(Plotting code records)
....................
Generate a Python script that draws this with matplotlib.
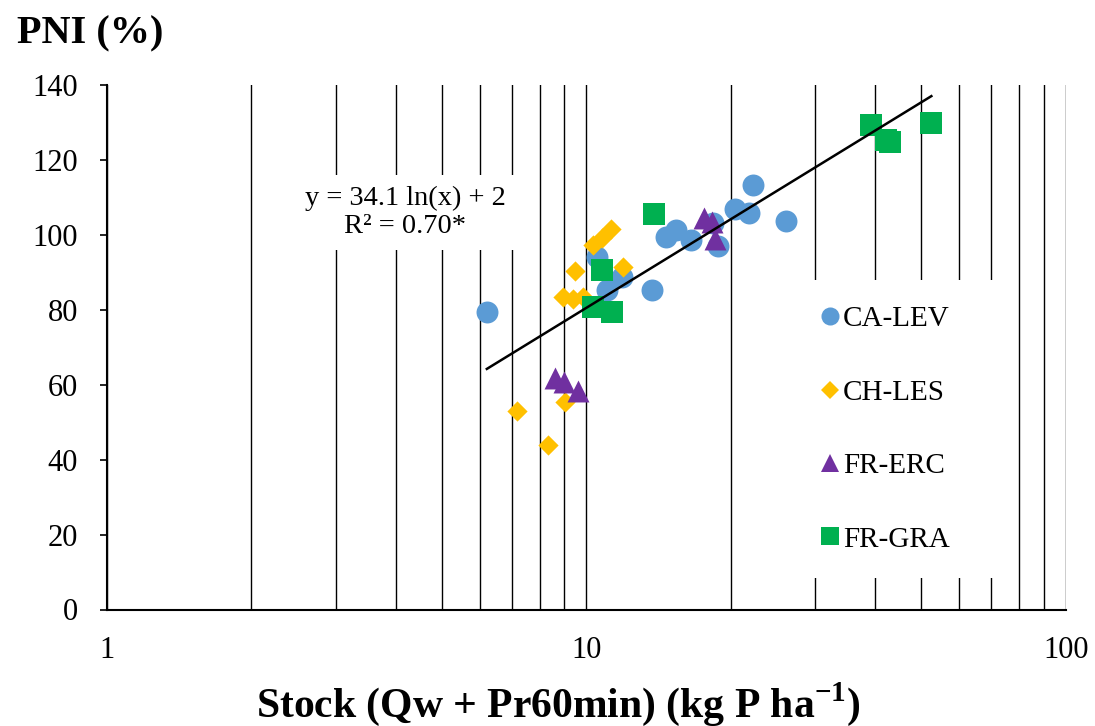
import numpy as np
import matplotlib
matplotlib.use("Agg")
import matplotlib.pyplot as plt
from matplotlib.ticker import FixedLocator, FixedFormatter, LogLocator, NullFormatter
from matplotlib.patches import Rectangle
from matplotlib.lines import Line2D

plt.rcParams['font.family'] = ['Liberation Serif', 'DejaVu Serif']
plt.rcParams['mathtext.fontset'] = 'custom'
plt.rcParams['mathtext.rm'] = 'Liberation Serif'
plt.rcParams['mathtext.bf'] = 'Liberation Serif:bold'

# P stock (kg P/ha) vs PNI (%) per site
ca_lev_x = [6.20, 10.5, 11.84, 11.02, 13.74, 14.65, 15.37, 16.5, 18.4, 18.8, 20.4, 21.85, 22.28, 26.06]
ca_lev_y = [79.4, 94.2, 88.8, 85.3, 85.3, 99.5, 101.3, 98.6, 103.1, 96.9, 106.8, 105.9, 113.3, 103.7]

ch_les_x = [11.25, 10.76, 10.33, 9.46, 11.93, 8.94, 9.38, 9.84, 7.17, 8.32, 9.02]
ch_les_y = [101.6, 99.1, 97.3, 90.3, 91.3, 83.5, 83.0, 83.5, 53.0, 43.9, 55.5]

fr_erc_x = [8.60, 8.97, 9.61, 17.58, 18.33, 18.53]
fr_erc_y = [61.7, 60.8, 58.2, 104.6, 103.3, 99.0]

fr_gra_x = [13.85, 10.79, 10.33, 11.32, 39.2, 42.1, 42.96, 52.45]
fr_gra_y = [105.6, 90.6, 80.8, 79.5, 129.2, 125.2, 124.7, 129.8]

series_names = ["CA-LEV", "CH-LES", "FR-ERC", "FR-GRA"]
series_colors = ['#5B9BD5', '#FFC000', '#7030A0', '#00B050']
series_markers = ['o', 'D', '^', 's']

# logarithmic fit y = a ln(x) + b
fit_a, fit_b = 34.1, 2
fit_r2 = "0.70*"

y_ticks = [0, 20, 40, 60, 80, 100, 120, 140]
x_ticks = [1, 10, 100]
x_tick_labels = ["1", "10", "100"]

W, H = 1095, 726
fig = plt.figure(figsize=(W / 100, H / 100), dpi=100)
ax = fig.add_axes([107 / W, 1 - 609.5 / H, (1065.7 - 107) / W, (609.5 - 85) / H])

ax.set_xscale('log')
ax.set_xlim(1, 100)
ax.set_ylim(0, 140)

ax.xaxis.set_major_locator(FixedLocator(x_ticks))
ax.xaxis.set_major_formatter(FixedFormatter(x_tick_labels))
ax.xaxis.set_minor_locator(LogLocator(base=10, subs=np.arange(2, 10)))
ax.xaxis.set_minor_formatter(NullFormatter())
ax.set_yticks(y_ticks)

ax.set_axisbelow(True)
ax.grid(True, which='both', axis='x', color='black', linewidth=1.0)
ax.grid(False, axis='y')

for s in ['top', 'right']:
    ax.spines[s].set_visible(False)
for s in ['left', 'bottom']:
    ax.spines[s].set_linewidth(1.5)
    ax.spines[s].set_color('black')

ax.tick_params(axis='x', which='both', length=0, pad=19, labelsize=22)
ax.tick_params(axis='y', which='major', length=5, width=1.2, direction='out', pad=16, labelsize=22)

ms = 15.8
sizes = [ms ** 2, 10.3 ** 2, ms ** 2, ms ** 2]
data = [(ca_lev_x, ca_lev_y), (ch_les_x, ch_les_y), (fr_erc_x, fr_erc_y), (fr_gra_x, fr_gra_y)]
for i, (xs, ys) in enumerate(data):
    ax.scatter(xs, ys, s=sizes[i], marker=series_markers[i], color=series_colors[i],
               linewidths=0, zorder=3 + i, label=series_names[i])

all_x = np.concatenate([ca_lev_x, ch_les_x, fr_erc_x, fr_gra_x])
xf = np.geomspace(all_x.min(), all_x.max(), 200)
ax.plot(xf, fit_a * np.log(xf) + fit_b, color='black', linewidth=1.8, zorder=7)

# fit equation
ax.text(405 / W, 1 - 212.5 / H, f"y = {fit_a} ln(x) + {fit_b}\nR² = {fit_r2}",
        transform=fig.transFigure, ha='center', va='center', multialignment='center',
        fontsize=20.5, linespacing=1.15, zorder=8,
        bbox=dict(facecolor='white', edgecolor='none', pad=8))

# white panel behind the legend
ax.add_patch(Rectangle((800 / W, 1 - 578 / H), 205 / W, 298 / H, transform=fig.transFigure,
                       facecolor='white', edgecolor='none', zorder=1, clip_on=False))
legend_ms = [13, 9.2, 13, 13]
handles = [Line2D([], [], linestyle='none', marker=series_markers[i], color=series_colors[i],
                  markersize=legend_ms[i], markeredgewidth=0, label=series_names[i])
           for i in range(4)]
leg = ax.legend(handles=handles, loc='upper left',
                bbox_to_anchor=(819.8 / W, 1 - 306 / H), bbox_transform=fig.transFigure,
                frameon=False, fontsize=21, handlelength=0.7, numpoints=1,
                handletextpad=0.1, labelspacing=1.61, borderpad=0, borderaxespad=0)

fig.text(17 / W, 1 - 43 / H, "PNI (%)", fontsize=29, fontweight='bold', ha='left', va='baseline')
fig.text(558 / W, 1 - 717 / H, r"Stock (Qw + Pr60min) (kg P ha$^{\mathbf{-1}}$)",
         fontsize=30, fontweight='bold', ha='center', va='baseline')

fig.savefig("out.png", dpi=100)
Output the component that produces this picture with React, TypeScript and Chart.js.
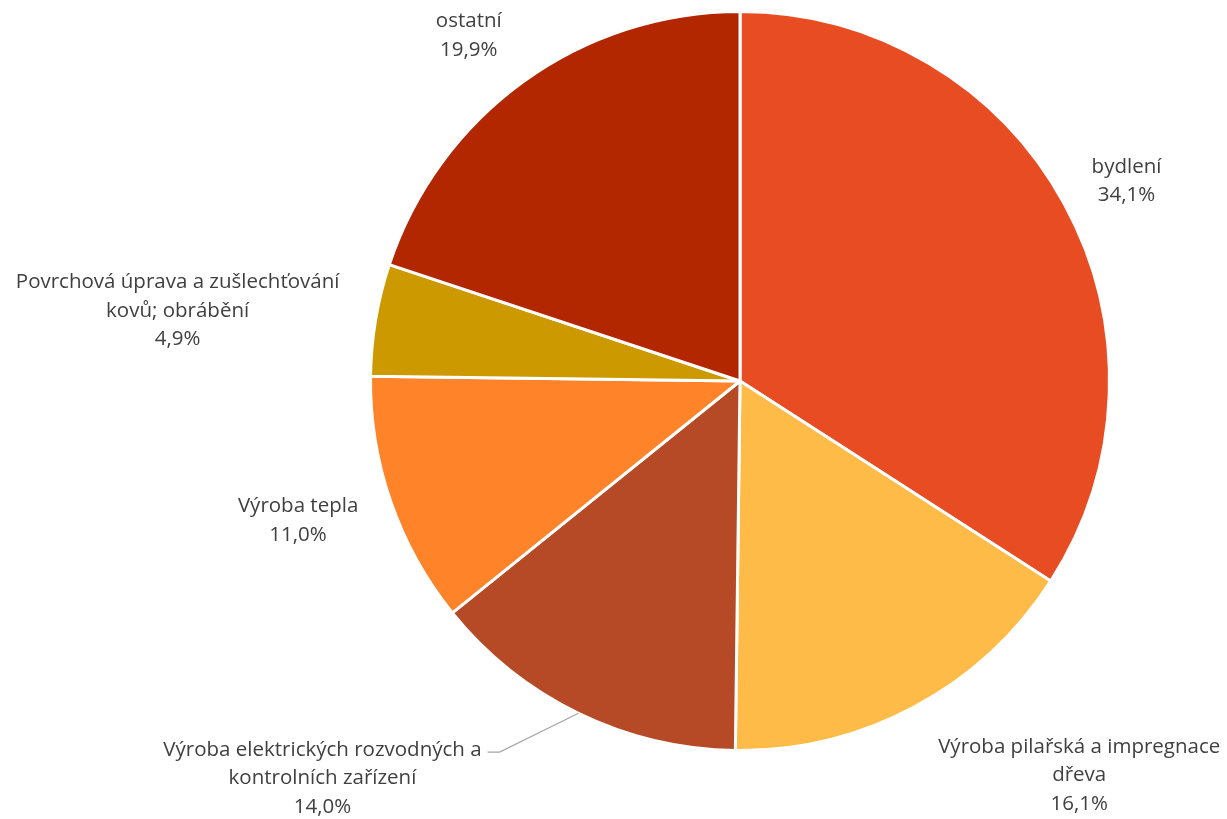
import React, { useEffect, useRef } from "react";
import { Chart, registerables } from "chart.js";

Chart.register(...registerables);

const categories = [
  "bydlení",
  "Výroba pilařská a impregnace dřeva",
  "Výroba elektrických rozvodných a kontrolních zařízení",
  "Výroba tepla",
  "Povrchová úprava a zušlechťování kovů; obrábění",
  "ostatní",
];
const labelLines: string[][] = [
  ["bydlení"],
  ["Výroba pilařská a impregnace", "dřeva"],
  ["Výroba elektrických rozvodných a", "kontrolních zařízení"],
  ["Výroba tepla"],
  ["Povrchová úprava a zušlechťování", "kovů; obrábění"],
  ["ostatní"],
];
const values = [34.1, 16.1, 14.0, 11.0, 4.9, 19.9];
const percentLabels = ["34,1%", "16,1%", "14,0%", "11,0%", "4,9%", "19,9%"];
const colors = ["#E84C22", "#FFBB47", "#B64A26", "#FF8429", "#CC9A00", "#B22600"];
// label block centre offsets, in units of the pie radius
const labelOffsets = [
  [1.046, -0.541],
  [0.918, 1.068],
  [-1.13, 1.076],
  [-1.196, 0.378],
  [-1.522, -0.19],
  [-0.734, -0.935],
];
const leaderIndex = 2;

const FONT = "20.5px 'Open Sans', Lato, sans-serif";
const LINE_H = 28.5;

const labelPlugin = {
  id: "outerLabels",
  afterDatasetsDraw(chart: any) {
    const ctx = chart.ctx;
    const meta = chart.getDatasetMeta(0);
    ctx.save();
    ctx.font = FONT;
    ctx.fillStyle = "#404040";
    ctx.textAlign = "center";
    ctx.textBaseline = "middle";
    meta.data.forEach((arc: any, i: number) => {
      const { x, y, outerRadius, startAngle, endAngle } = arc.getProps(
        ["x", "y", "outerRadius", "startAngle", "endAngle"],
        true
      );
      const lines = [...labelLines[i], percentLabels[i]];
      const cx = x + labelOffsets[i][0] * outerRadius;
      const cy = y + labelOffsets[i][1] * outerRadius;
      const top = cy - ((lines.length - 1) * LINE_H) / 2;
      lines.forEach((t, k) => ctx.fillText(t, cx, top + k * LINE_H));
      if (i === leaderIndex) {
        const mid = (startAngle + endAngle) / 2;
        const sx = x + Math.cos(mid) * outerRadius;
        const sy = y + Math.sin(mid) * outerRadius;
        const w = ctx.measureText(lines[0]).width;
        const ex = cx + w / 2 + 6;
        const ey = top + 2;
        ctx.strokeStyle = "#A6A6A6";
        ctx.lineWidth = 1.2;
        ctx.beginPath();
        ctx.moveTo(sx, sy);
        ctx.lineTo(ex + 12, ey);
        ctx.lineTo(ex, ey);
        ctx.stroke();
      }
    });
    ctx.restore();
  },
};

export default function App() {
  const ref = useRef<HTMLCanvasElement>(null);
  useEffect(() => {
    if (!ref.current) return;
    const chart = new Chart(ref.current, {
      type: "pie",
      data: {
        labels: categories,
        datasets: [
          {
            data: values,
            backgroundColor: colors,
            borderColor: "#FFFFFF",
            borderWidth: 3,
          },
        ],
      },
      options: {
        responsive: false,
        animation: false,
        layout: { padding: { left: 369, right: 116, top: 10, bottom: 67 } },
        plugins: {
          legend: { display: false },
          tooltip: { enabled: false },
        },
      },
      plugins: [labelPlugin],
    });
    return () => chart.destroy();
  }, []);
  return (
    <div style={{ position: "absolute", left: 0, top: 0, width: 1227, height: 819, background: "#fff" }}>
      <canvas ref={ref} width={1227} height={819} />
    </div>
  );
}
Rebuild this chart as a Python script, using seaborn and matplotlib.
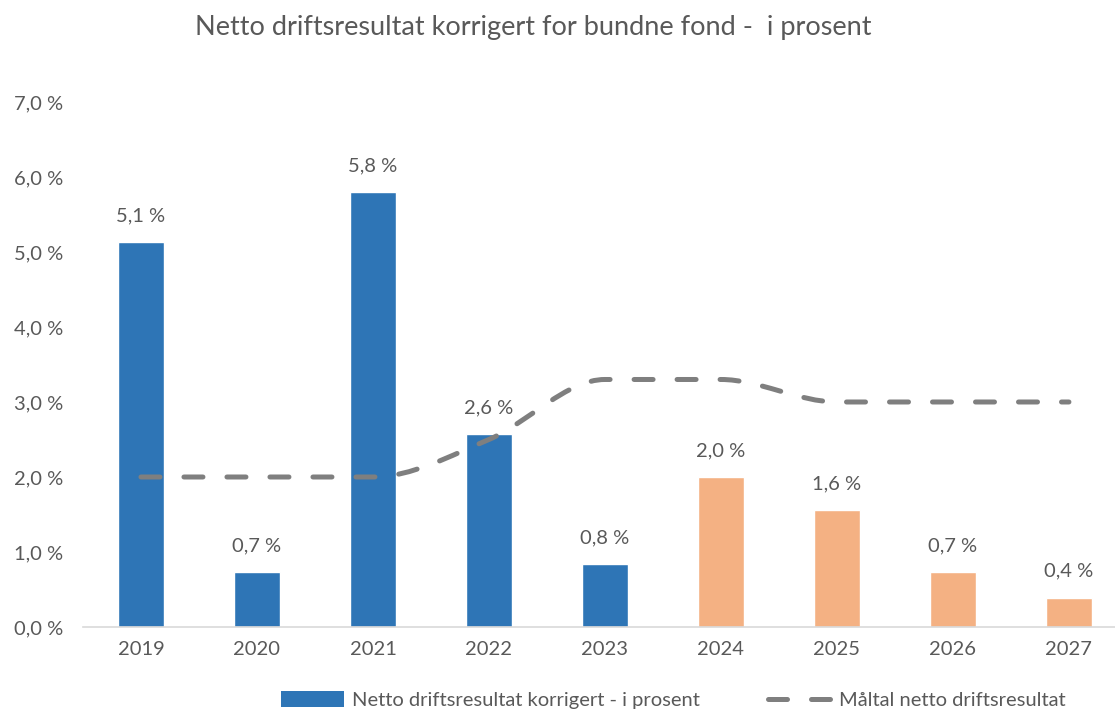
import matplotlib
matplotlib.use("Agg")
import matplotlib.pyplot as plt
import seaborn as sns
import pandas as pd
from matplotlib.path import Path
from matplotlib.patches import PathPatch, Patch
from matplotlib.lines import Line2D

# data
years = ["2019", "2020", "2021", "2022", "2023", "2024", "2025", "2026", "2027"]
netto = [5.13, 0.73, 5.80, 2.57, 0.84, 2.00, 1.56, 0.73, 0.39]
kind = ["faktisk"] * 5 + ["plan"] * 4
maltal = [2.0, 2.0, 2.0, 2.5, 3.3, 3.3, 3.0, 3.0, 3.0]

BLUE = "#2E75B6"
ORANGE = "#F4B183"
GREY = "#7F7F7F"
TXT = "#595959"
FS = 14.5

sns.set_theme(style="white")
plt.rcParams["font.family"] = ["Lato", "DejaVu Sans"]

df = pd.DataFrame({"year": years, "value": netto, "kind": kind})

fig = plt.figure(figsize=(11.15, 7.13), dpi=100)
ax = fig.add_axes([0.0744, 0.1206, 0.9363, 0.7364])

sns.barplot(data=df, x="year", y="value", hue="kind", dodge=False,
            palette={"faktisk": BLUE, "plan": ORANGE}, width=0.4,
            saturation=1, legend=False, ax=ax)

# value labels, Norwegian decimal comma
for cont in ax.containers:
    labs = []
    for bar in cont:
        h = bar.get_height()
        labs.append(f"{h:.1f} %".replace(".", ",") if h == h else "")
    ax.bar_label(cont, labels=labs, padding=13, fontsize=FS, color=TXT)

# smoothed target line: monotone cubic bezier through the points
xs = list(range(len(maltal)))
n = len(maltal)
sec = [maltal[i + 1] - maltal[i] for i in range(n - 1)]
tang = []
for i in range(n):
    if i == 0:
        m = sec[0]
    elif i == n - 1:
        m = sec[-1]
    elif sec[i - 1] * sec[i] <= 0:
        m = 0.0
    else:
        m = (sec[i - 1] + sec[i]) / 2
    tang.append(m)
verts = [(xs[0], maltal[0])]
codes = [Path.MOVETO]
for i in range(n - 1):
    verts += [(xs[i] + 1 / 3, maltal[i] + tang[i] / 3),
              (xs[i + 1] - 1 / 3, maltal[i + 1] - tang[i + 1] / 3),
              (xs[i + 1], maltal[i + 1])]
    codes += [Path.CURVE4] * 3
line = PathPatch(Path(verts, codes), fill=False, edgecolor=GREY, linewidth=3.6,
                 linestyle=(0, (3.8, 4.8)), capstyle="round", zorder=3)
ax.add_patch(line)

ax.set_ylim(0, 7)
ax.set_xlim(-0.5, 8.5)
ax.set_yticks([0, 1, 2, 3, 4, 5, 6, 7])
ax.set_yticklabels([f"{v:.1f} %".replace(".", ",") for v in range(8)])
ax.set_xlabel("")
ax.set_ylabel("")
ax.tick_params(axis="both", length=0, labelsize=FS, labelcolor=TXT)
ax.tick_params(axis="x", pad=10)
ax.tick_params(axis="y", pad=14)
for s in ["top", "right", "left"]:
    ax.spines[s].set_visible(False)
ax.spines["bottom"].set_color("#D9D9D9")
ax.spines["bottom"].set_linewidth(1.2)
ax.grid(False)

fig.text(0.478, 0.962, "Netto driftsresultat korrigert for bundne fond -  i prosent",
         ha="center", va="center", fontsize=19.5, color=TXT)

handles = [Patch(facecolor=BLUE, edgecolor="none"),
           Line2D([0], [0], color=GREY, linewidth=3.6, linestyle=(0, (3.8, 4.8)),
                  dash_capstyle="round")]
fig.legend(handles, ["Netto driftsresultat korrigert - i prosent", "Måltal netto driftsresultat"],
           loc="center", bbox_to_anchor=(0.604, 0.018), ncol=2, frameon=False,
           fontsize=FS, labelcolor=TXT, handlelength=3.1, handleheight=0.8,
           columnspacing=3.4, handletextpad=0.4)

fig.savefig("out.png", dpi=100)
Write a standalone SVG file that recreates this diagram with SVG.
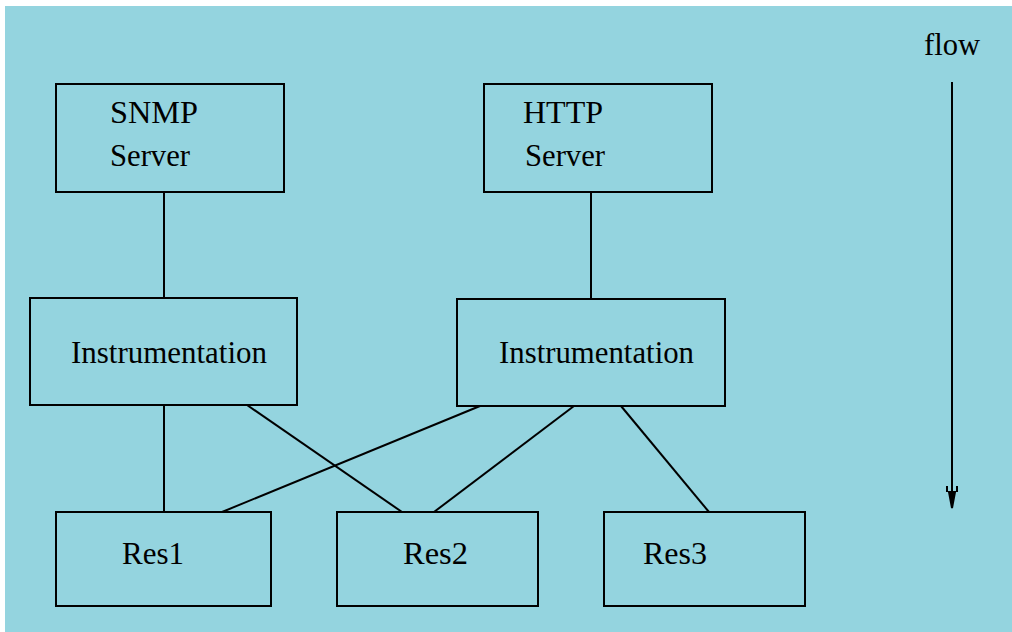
....................
### BRIEF
Only the lines from the top of the records through the line with "series_markers = ['o', 'D', '^', 's']" belong in the copy; write them out exactly, leaving out pictures.

### ANSWER FOR THE TASK
Generate a Python script that draws this with matplotlib.
import numpy as np
import matplotlib
matplotlib.use("Agg")
import matplotlib.pyplot as plt
from matplotlib.ticker import FixedLocator, FixedFormatter, LogLocator, NullFormatter
from matplotlib.patches import Rectangle
from matplotlib.lines import Line2D

plt.rcParams['font.family'] = ['Liberation Serif', 'DejaVu Serif']
plt.rcParams['mathtext.fontset'] = 'custom'
plt.rcParams['mathtext.rm'] = 'Liberation Serif'
plt.rcParams['mathtext.bf'] = 'Liberation Serif:bold'

# P stock (kg P/ha) vs PNI (%) per site
ca_lev_x = [6.20, 10.5, 11.84, 11.02, 13.74, 14.65, 15.37, 16.5, 18.4, 18.8, 20.4, 21.85, 22.28, 26.06]
ca_lev_y = [79.4, 94.2, 88.8, 85.3, 85.3, 99.5, 101.3, 98.6, 103.1, 96.9, 106.8, 105.9, 113.3, 103.7]

ch_les_x = [11.25, 10.76, 10.33, 9.46, 11.93, 8.94, 9.38, 9.84, 7.17, 8.32, 9.02]
ch_les_y = [101.6, 99.1, 97.3, 90.3, 91.3, 83.5, 83.0, 83.5, 53.0, 43.9, 55.5]

fr_erc_x = [8.60, 8.97, 9.61, 17.58, 18.33, 18.53]
fr_erc_y = [61.7, 60.8, 58.2, 104.6, 103.3, 99.0]

fr_gra_x = [13.85, 10.79, 10.33, 11.32, 39.2, 42.1, 42.96, 52.45]
fr_gra_y = [105.6, 90.6, 80.8, 79.5, 129.2, 125.2, 124.7, 129.8]

series_names = ["CA-LEV", "CH-LES", "FR-ERC", "FR-GRA"]
series_colors = ['#5B9BD5', '#FFC000', '#7030A0', '#00B050']
series_markers = ['o', 'D', '^', 's']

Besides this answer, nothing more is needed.